3. Manual fsck: If the machine boots but is still read-only, you must SSH in and forcefully repair the unmounted drive or read-only drive: sudo fsck -y /dev/sda1.
4. Hardware Death: If fsck reports the drive is clean, but a remount (sudo mount -o remount,rw /) throws a write-protected hardware lock error, the SSD controller has permanently bricked the drive.
Cryptographic Deprecations (The Sequoia Bug)
Modern Linux distributions frequently update their internal security policies, which can unexpectedly break legacy software repositories.
A prime example is the Debian 13 Sequoia Bug:
* Debian 13 switched to a strict OpenPGP verifier called sqv.
* sqv enforces modern cryptography, explicitly rejecting older "v3 signature packets".

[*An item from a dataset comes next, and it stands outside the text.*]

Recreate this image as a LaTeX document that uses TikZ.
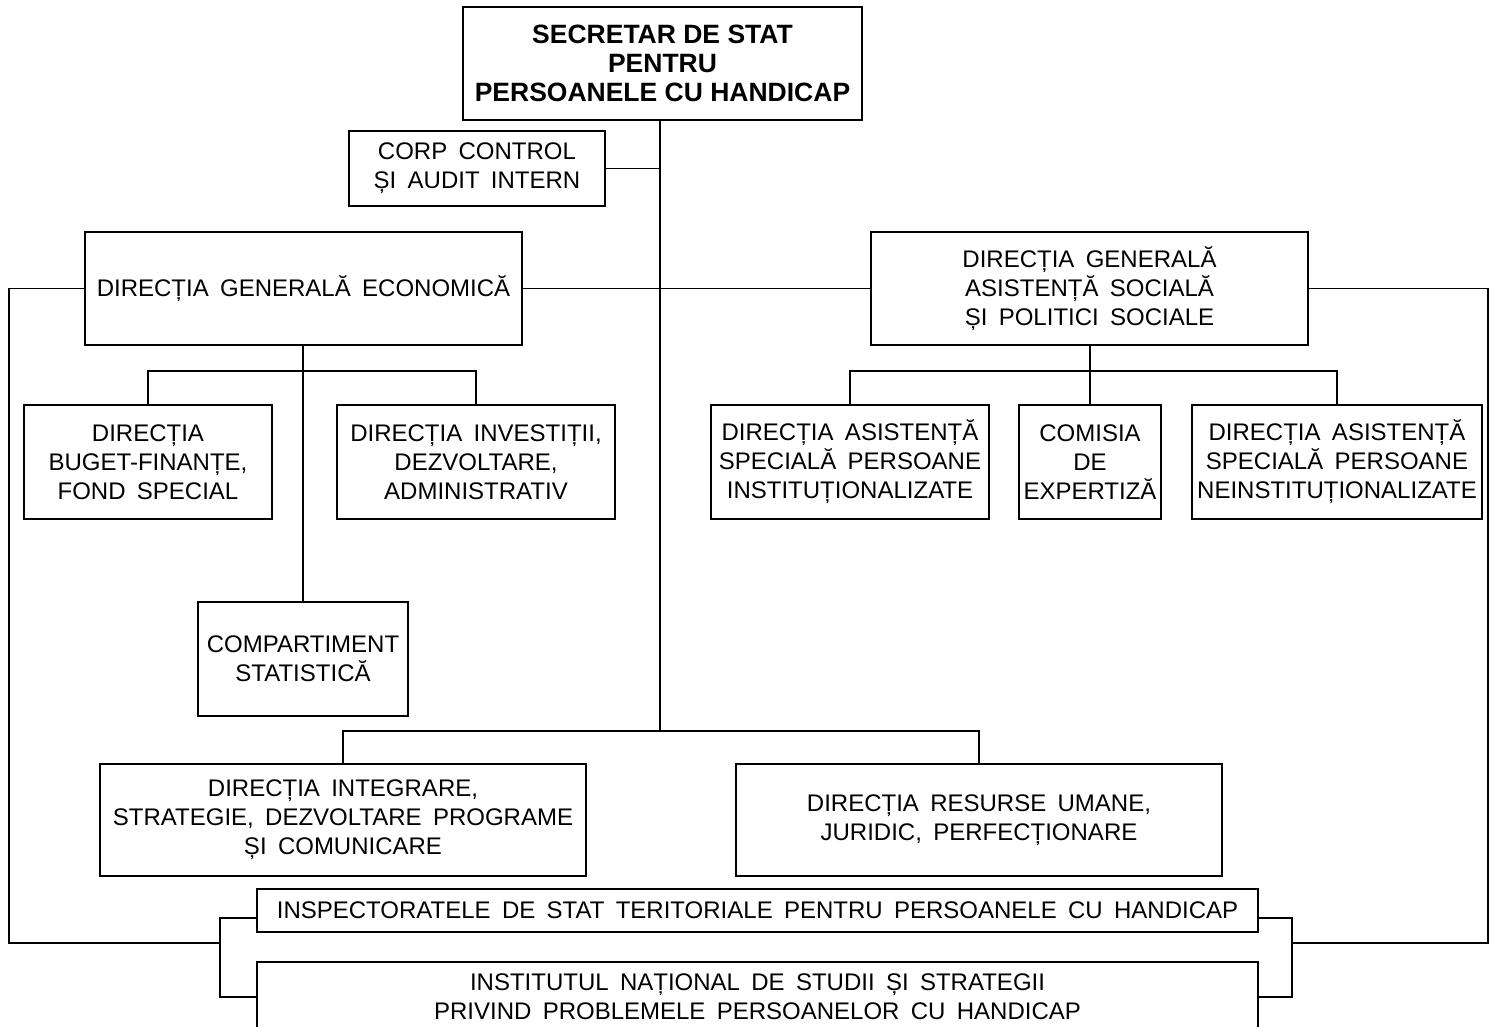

* The official Kubernetes apt repositories were still signing their release files with v3 signatures.
* Result: apt-get update suddenly fails cluster-wide with Policy rejected packet type.
The Shell Wrapper Bypass:
When the package manager (apt) doesn't give you a flag to bypass a strict security tool, you can hijack the tool in the system $PATH.
By renaming /usr/bin/sqv to sqv.real, and placing a bash script at /usr/bin/sqv that intercepts the arguments and appends --policy-as-of 2025-01-01T00:00:00Z before passing them to sqv.real, you can trick the system into accepting the legacy signatures until the upstream repository updates their infrastructure!